▶ Collected data
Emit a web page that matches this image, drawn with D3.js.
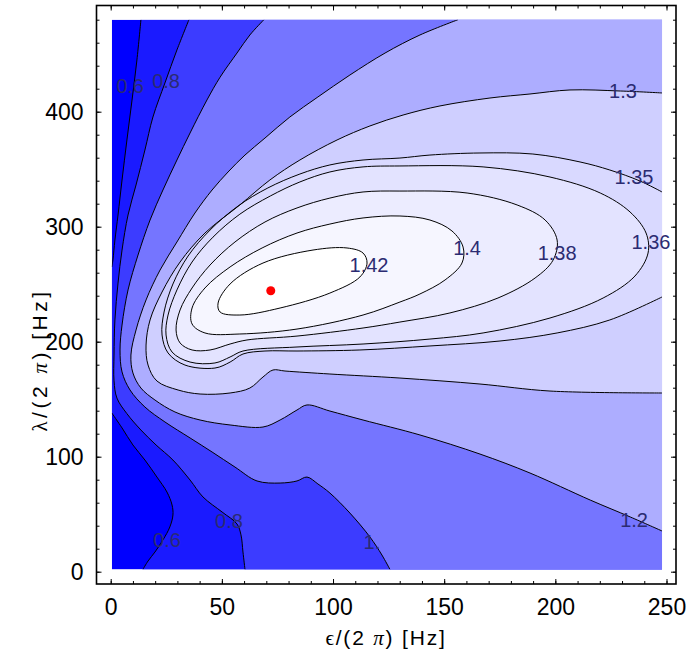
<!DOCTYPE html>
<html>
<head>
<meta charset="utf-8">
<script src="https://cdn.jsdelivr.net/npm/d3@7"></script>
<style>
  body { margin: 0; background: #fff; }
  svg { display: block; }
  text { font-family: "Liberation Sans", Arial, Helvetica, sans-serif; }
</style>
</head>
<body>
<svg id="chart" width="689" height="655"></svg>
<script>
// Contour levels of the objective over (epsilon, lambda), both in Hz (divided by 2 pi)
const levels = [0.6, 0.8, 1.0, 1.2, 1.3, 1.35, 1.36, 1.38, 1.4, 1.42];
// Shading of the band below the first level, then of each band above a level
const bandColors = ["#0000ff", "#1a1aff", "#3c3cff", "#7575ff", "#adadff", "#cfcfff",
                    "#d9d9ff", "#e3e3ff", "#ececff", "#f6f6ff", "#ffffff"];

// Sampled region
const epsRange = [0.5, 248];
const lamRange = [2, 480];

// Contour polylines, [epsilon, lambda]
const c06top = [[13.6,480],[11.8,445.0],[9.6,410.2],[7.3,375.4],[5.1,340.6],[3.3,310.2],[1.9,288.4],[1.0,271.0],[0.5,265.0]];
const c06bottom = [[0.5,138.0],[5.1,125.0],[10.0,110.2],[15.4,97.1],[20.8,82.3],[25.3,69.3],[27.6,58.0],[28.0,49.3],[26.6,38.9],[23.5,27.6],[19.9,17.1],[16.8,9.3],[14.5,2]];
const c08 = [[35.2,480],[29.8,453.7],[24.4,425.0],[19.0,395.4],[15.4,366.7],[11.4,336.3],[7.8,310.2],[5.1,279.7],[3.3,251.0],[1.9,218.9],[1.5,188.4],[1.5,166.0],[2.8,151.0],[7.3,137.4],[13.6,123.2],[20.4,110.2],[28.0,97.1],[35.7,79.7],[41.5,65.0],[50.1,51.9],[56.8,41.5],[58.6,32.0],[59.5,17.1],[60.4,2]];
const c10 = [[68.9,480],[62.6,466.7],[56.8,451.0],[49.2,430.0],[43.3,410.2],[35.7,381.5],[29.8,358.0],[23.5,331.9],[17.7,305.8],[12.3,275.4],[7.8,245.0],[5.1,214.5],[4.2,192.8],[5.1,173.7],[8.7,158.0],[15.4,143.2],[24.4,130.2],[35.7,116.3],[45.6,104.1],[55.9,91.0],[65.8,78.9],[76.2,77.1],[83.8,78.9],[88.3,82.3],[93.2,76.3],[98.6,68.4],[107.6,51.0],[116.6,30.2],[122.0,14.5],[125.6,2]];
const c12 = [[156.2,480],[139.1,466.7],[123.4,451.0],[107.6,431.9],[93.2,412.8],[80.6,395.4],[69.4,377.1],[60.4,362.3],[52.8,347.6],[45.6,331.9],[37.9,311.9],[29.8,286.7],[22.2,262.3],[15.9,236.3],[11.4,210.2],[9.1,188.4],[10.0,172.8],[13.6,159.7],[19.9,149.3],[28.9,138.9],[40.2,131.9],[53.7,127.6],[68.5,125.8],[76.2,131.9],[83.8,140.6],[88.3,145.0],[98.6,139.7],[113.5,131.9],[139.1,118.9],[166.1,102.3],[188.6,85.8],[215.7,62.3],[233.7,47.6],[248,35.4]];
const c13 = [[248,416.3],[229.2,418.0],[206.6,418.9],[188.6,415.4],[170.6,411.9],[148.1,405.0],[131.5,397.1],[116.6,387.6],[101.8,375.4],[85.1,358.0],[71.6,340.6],[58.1,318.9],[42.4,294.5],[31.2,269.3],[23.1,243.2],[17.7,218.9],[15.9,197.1],[16.8,179.7],[20.8,165.8],[30.3,158.0],[40.2,154.5],[53.7,155.4],[62.6,159.7],[68.5,169.3],[73.0,175.4],[78.4,174.5],[98.6,171.9],[130.1,168.4],[166.1,163.2],[197.6,157.1],[248,155.4]];
const c135 = [[248,330.2],[238.1,339.7],[224.5,349.3],[211.1,356.3],[189.9,363.2],[166.1,364.1],[143.6,362.3],[130.1,359.7],[113.5,358.0],[98.6,353.7],[85.1,345.8],[70.7,333.7],[57.3,318.0],[44.7,297.1],[34.8,274.5],[28.0,250.2],[24.0,225.8],[23.1,205.8],[25.8,190.2],[33.4,179.7],[46.9,177.1],[53.7,182.3],[59.5,189.3],[69.4,191.9],[83.8,191.9],[112.1,192.8],[143.6,196.3],[175.1,200.6],[200.8,207.6],[224.5,218.9],[248,238.9]];
const c136 = [[130.1,352.8],[167.5,352.0],[197.6,343.2],[220.2,329.3],[233.6,312.8],[240.8,294.5],[241.7,277.1],[235.8,257.1],[221.5,238.0],[197.6,220.6],[167.5,207.6],[143.6,202.3],[113.5,198.0],[83.8,195.4],[59.5,191.9],[53.7,186.7],[46.9,181.5],[35.7,182.3],[27.6,191.0],[24.9,205.8],[25.8,223.2],[29.8,245.0],[36.6,269.3],[46.0,290.9],[58.1,310.9],[71.8,326.7],[85.1,338.9],[98.6,347.6],[113.5,352.0]];
const c138 = [[130.1,331.0],[160.3,329.3],[182.8,318.9],[195.4,305.8],[200.8,288.4],[199.0,271.0],[190.9,255.4],[174.2,238.0],[152.6,225.0],[130.1,217.1],[113.5,211.9],[83.8,204.9],[61.3,201.5],[53.7,198.0],[44.7,192.8],[36.6,192.8],[31.2,198.9],[29.4,210.2],[31.2,227.6],[36.6,246.7],[44.7,266.7],[55.9,286.7],[69.4,304.1],[83.8,316.3],[98.6,324.9],[113.5,330.2]];
const c140 = [[130.1,309.3],[143.6,305.8],[153.5,296.3],[158.5,282.3],[158.0,268.4],[150.4,253.7],[139.1,241.5],[130.1,234.5],[113.5,223.2],[83.8,211.0],[58.1,206.7],[42.4,207.6],[36.6,215.4],[36.6,229.3],[42.4,246.7],[53.7,265.0],[68.1,281.5],[83.8,294.5],[98.6,302.3],[113.5,307.6]];
const c142 = [[48.3,233.6],[53.7,250.2],[68.5,268.4],[91.0,279.7],[106.3,281.5],[113.5,277.1],[115.3,268.4],[112.1,256.3],[98.6,242.3],[76.2,229.3],[58.1,223.2],[49.2,225.8]];

// Contour labels: text and anchor point [epsilon, lambda]
const labelText = ["0.6", "0.8", "1.3", "1.35", "1.36", "1.38", "1.4", "1.42", "1.2", "1.", "0.8", "0.6"];
const labelAt = [[8.7,422.3],[24.9,426.7],[230.4,418.0],[235.4,343.2],[243.0,286.7],[200.8,277.1],[160.3,281.5],[116.2,266.7],[235.4,45.0],[117.5,25.8],[53.2,44.1],[25.3,27.6]];

// Optimum
const optimum = [72.0, 244.3];

// Axis ticks
const epsTicks = [0, 50, 100, 150, 200, 250];
const lamTicks = [0, 100, 200, 300, 400];
const epsMinorStep = 10;
const lamMinorStep = 20;

const svg = d3.select("#chart");
const x = d3.scaleLinear().domain([0, 250]).range([110.7, 666.5]);
const y = d3.scaleLinear().domain([0, 400]).range([571.7, 111.7]);
const frame = { left: 96.5, right: 676, top: 5.5, bottom: 584 };

const px0 = x(epsRange[0]), px1 = x(epsRange[1]);
const py0 = y(lamRange[1]), py1 = y(lamRange[0]);

svg.append("defs").append("clipPath").attr("id", "plotClip")
  .append("rect").attr("x", px0).attr("y", py0)
  .attr("width", px1 - px0).attr("height", py1 - py0);

const plot = svg.append("g").attr("clip-path", "url(#plotClip)");

const open = d3.line().x(d => x(d[0])).y(d => y(d[1])).curve(d3.curveCatmullRom.alpha(0.5));
const closed = d3.line().x(d => x(d[0])).y(d => y(d[1])).curve(d3.curveCatmullRomClosed.alpha(0.5));
const to = d => `L${x(d[0])},${y(d[1])}`;
const cont = pts => open(pts).replace(/^M/, "L");

const BR = [epsRange[1], lamRange[0]];
const TR = [epsRange[1], lamRange[1]];

// Region where the value is at least each level (nested sets)
const superLevel = [
  open(c06top) + cont(c06bottom) + to(BR) + to(TR) + "Z",
  open(c08) + to(BR) + to(TR) + "Z",
  open(c10) + to(BR) + to(TR) + "Z",
  open(c12) + to(TR) + "Z",
  open(c13) + "Z",
  open(c135) + "Z",
  closed(c136),
  closed(c138),
  closed(c140),
  closed(c142)
];

plot.append("rect").attr("x", px0).attr("y", py0)
  .attr("width", px1 - px0).attr("height", py1 - py0)
  .attr("fill", bandColors[0]);

plot.selectAll("path.band").data(superLevel).join("path")
  .attr("class", "band").attr("d", d => d)
  .attr("fill", (d, i) => bandColors[i + 1]);

const lines = [open(c06top), open(c06bottom), open(c08), open(c10), open(c12), open(c13),
               open(c135), closed(c136), closed(c138), closed(c140), closed(c142)];
plot.selectAll("path.iso").data(lines).join("path")
  .attr("class", "iso").attr("d", d => d)
  .attr("fill", "none").attr("stroke", "#000").attr("stroke-width", 1);

plot.append("circle").attr("cx", x(optimum[0])).attr("cy", y(optimum[1]))
  .attr("r", 4.5).attr("fill", "#ff0000");

// Level labels sit on top of the lines and may run past the shaded area
svg.append("g").selectAll("text").data(labelText).join("text")
  .attr("x", (d, i) => x(labelAt[i][0]))
  .attr("y", (d, i) => y(labelAt[i][1]))
  .attr("dy", "0.35em")
  .attr("text-anchor", "middle")
  .attr("font-size", 20)
  .attr("fill", "#2b2b72")
  .text(d => d);

// Frame with inward ticks
const epsMinor = d3.range(0, 250 + 1e-9, epsMinorStep);
const lamMinor = d3.range(0, 480 + 1e-9, lamMinorStep);

function styleAxis(g) {
  g.select(".domain").remove();
  g.selectAll("line").attr("stroke", "#000").attr("stroke-width", 1);
  g.selectAll("text").attr("font-size", 23).attr("fill", "#000")
    .attr("font-family", '"Liberation Sans", Arial, sans-serif');
}

svg.append("g").attr("transform", `translate(0,${frame.bottom})`)
  .call(d3.axisBottom(x).tickValues(epsMinor).tickSize(-3).tickFormat("")).call(styleAxis);
svg.append("g").attr("transform", `translate(0,${frame.bottom})`)
  .call(d3.axisBottom(x).tickValues(epsTicks).tickSize(-5).tickPadding(15).tickFormat(d3.format("d"))).call(styleAxis);
svg.append("g").attr("transform", `translate(0,${frame.top})`)
  .call(d3.axisTop(x).tickValues(epsMinor).tickSize(-3).tickFormat("")).call(styleAxis);
svg.append("g").attr("transform", `translate(0,${frame.top})`)
  .call(d3.axisTop(x).tickValues(epsTicks).tickSize(-5).tickFormat("")).call(styleAxis);

svg.append("g").attr("transform", `translate(${frame.left},0)`)
  .call(d3.axisLeft(y).tickValues(lamMinor).tickSize(-3).tickFormat("")).call(styleAxis);
svg.append("g").attr("transform", `translate(${frame.left},0)`)
  .call(d3.axisLeft(y).tickValues(lamTicks).tickSize(-5).tickPadding(13).tickFormat(d3.format("d"))).call(styleAxis);
svg.append("g").attr("transform", `translate(${frame.right},0)`)
  .call(d3.axisRight(y).tickValues(lamMinor).tickSize(-3).tickFormat("")).call(styleAxis);
svg.append("g").attr("transform", `translate(${frame.right},0)`)
  .call(d3.axisRight(y).tickValues(lamTicks).tickSize(-5).tickFormat("")).call(styleAxis);

svg.append("rect").attr("x", frame.left).attr("y", frame.top)
  .attr("width", frame.right - frame.left).attr("height", frame.bottom - frame.top)
  .attr("fill", "none").attr("stroke", "#000").attr("stroke-width", 1.6);

// Axis titles
const serif = '"Liberation Serif", "DejaVu Serif", serif';
function title(sel, sym) {
  sel.append("tspan").attr("font-family", serif).text(sym);
  sel.append("tspan").text("/(2 ");
  sel.append("tspan").attr("font-family", serif).attr("font-style", "italic").text("\u03C0");
  sel.append("tspan").text(") [Hz]");
}
svg.append("text").attr("x", 386).attr("y", 645)
  .attr("text-anchor", "middle").attr("font-size", 21).attr("letter-spacing", 1.8)
  .attr("fill", "#000").call(title, "\u03F5");

svg.append("text").attr("transform", "translate(47,360) rotate(-90)")
  .attr("text-anchor", "middle").attr("font-size", 21).attr("letter-spacing", 3.5)
  .attr("fill", "#000").call(title, "\u03BB");
</script>
</body>
</html>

▶ Task statement
Take the material above from its first line through the line holding "const lamRange = [2, 480];" and set it down exactly, without the pictures.

▶ Solution to this task
Emit a web page that matches this image, drawn with D3.js.
<!DOCTYPE html>
<html>
<head>
<meta charset="utf-8">
<script src="https://cdn.jsdelivr.net/npm/d3@7"></script>
<style>
  body { margin: 0; background: #fff; }
  svg { display: block; }
  text { font-family: "Liberation Sans", Arial, Helvetica, sans-serif; }
</style>
</head>
<body>
<svg id="chart" width="689" height="655"></svg>
<script>
// Contour levels of the objective over (epsilon, lambda), both in Hz (divided by 2 pi)
const levels = [0.6, 0.8, 1.0, 1.2, 1.3, 1.35, 1.36, 1.38, 1.4, 1.42];
// Shading of the band below the first level, then of each band above a level
const bandColors = ["#0000ff", "#1a1aff", "#3c3cff", "#7575ff", "#adadff", "#cfcfff",
                    "#d9d9ff", "#e3e3ff", "#ececff", "#f6f6ff", "#ffffff"];

// Sampled region
const epsRange = [0.5, 248];
const lamRange = [2, 480];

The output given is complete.